Triad ties with officials ring alarm bells
Forget riots, collusion between officials and triads is a bigger danger.' That was the headline on this column in March 2006, which argued that rampant collusion has presented a clear and present danger to the government.
So it is gratifying to see that Chongqing Communist Party boss Bo Xilai has launched a high-profile crackdown on organised crime in the municipality. Since June, more than 1,500 people have been arrested, including 67 gang bosses, three billionaires and 50 government officials and police officers. The biggest catch is Wen Qiang, director of the municipality's justice bureau and deputy chief of police.
The crackdown, known for its intensity and scale, has understandably generated lots of buzz on the national media and internet forums with reporters and netizens heaping praise on Mr Bo for his heroics.
It's unclear exactly what prompted Mr Bo to launch the crackdown, but the results revealed the shocking scale of the tentacles of the crime syndicates and their economic and political influence.
According to the state media reports, the syndicates have grown into multimillion-yuan businesses in Chongqing, involved in public transport, real estate development, loan-sharking and even poultry. One alleged billionaire gang boss controlled more than 100 public bus routes while total loan-sharking business in Chongqing amounted to 30 billion yuan (HK$34.1 billion), accounting for nearly one-third of Chongqing's annual revenue. Several of the alleged gang bosses were deputies to the municipal or district People's Congresses or members of the local branches of the Chinese People's Political Consultative Conference.
In fact, the influence of organised crime in Chongqing is the epitome of a national trend. Its rise has been swift since the 1990s as the mainland's breakneck economic growth and corrupt government and law-enforcement regime have presented lucrative economic opportunities for criminals. Over the past decade, the central government launched two major nationwide campaigns targeting organised crime, one in 1999 and 2000, and the other in 2006. But those campaigns mainly focused on triads involved in shakedowns, loan-sharking, gambling and prostitution in the smaller cities and counties.
Only in the past few years did alarmed mainland leaders realise that the triads had made significant strides in infiltrating the Communist Party and government departments, as their bosses paid great sums for political positions and became deputies to legislatures and consultative conferences from city to municipality and national levels.
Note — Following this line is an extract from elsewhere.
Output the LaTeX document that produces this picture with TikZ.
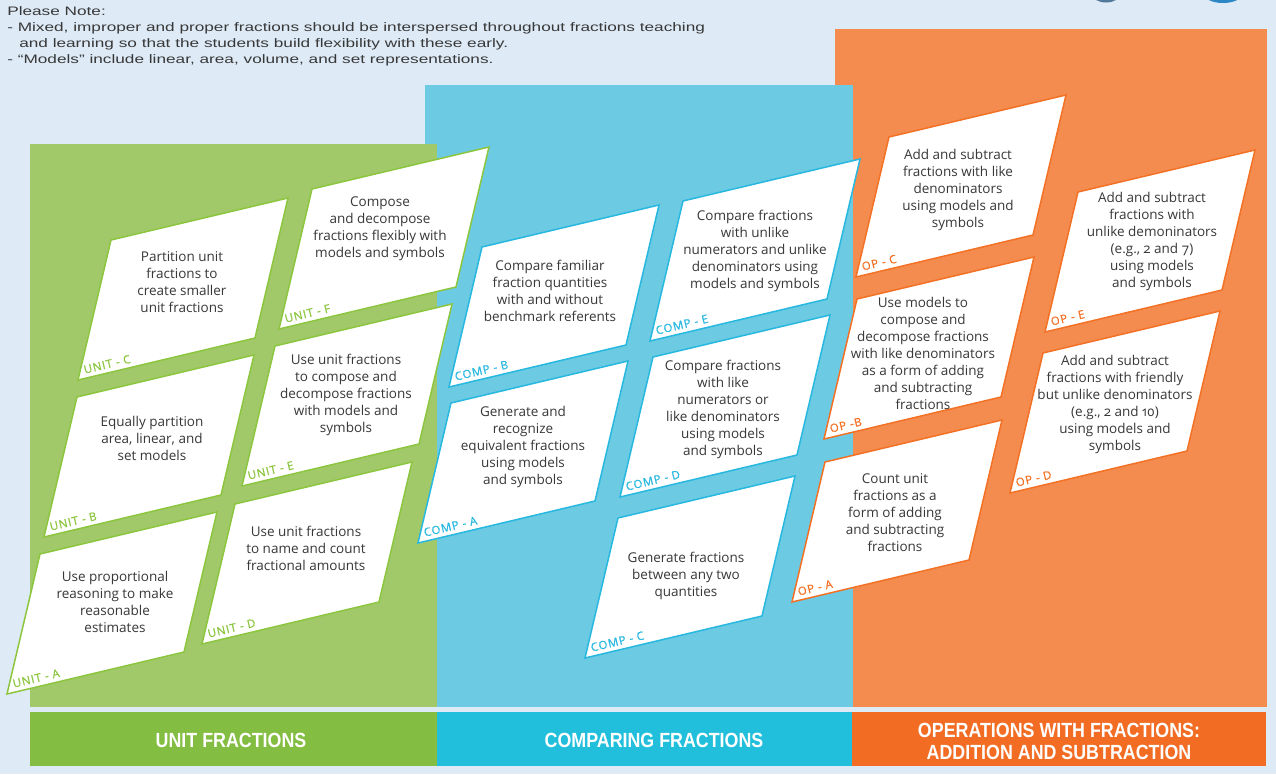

Many of the syndicates have joined with triads in Hong Kong and overseas to carry out money laundering and other criminal activities. To a certain extent, the organised syndicates are fast becoming a powerful political force with lots of money to throw around.
Bribing and colluding with government officials have become the way of life for triads in many parts of the country. Chen Shaoji, the former chairman of Guangdong's CPPCC, had been recently arrested for bribing and living a decadent life, according to the state media reports. But what really alarmed the top mainland leaders was his alleged involvement in both the domestic crime syndicates and the triads in Hong Kong and Macau.
The mainland police have openly admitted that tackling organised crime is difficult, partly because triads maintain deep roots and connections within the government.
Some mainland analysts have speculated that the crackdown will no doubt help boost Mr Bo's political fortunes as nationwide support for him, as son of the late party elder Bo Yibo, is very likely to strengthen his chances for a more powerful position in the central government three years down the road.
Other implications are also set to rumble on. One of the questions on the minds of tens of millions of mainlanders is whether the central government will order other provinces and municipalities, including Beijing, Shanghai, and Guangdong, to follow suit, given that political infiltration by organised crime is a rising national trend.